Transfer Teknologi dan Pelatihan untuk Kemandirian
Salah satu nilai tambah pengadaan melalui penyedia pada swakelola adalah kesempatan transfer pengetahuan. Kontrak dapat menyertakan kewajiban penyedia memberikan pelatihan teknis kepada tenaga lokal, dokumentasi pemeliharaan, atau pendampingan awal pemakaian. Integrasi program pelatihan ini membantu meningkatkan kapasitas internal sehingga pada proyek berikutnya ketergantungan pada penyedia bisa berkurang. Merancang modul transfer pengetahuan sebagai bagian dari TOR menegaskan tujuan swakelola bukan hanya menyelesaikan pekerjaan tetapi juga membangun kapabilitas lokal yang berkelanjutan.
Evaluasi Pasca-Pengadaan, Pembelajaran, dan Perbaikan Proses
Setelah pekerjaan selesai, penting melakukan evaluasi menyeluruh: menilai kualitas hasil, efektivitas koordinasi antara tim internal dan penyedia, kepatuhan terhadap anggaran, serta pelajaran yang dapat diambil. Evaluasi ini menjadi dasar pembaruan kebijakan internal, perbaikan KAK, dan peningkatan kapasitas pengadaan. Dokumentasi pelajaran berupa laporan akhir membantu tim swakelola menghindari kesalahan berulang dan mengoptimalkan peran penyedia di masa depan. Pembelajaran yang diimplementasikan menumbuhkan praktik swakelola yang makin matang dan responsif.

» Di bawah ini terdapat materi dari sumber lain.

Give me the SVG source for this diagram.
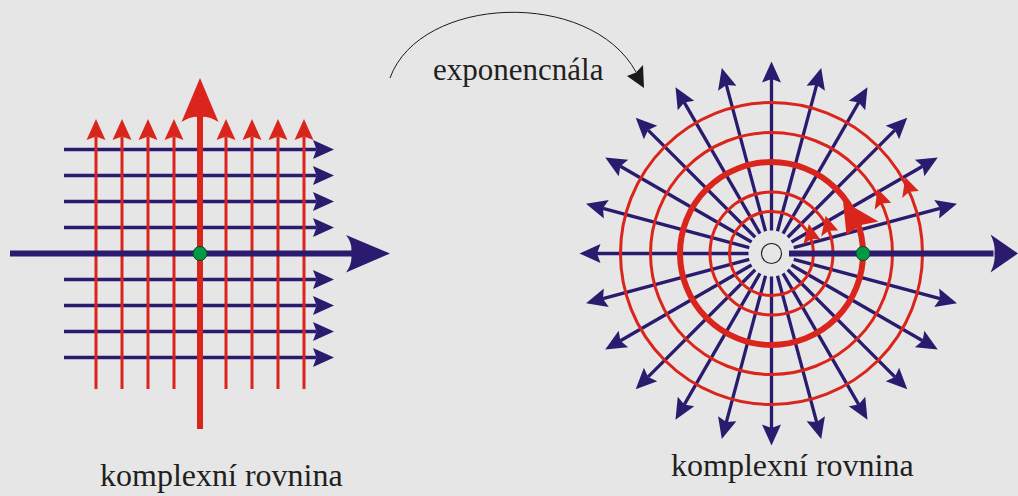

Menjaga Keseimbangan Antara Kendali Internal dan Kebutuhan Eksternal
Pengadaan melalui penyedia dalam swakelola adalah alat pragmatis untuk memenuhi kebutuhan yang tidak bisa dipenuhi sepenuhnya oleh kapasitas internal. Kunci keberhasilan adalah menetapkan kriteria yang jelas, dokumen yang menggambarkan ruang lingkup tanggung jawab, proses pemilihan yang transparan, kontrak yang melindungi hak dan kewajiban, serta mekanisme pengawasan yang ketat. Dengan pendekatan yang terstruktur, pengadaan penyedia tidak mengikis prinsip swakelola tetapi justru memperkuat hasil kerja melalui kolaborasi yang terukur. Pada akhirnya, pengelolaan yang baik memungkinkan swakelola menghasilkan manfaat maksimal bagi layanan publik sambil tetap memegang teguh akuntabilitas dan efisiensi.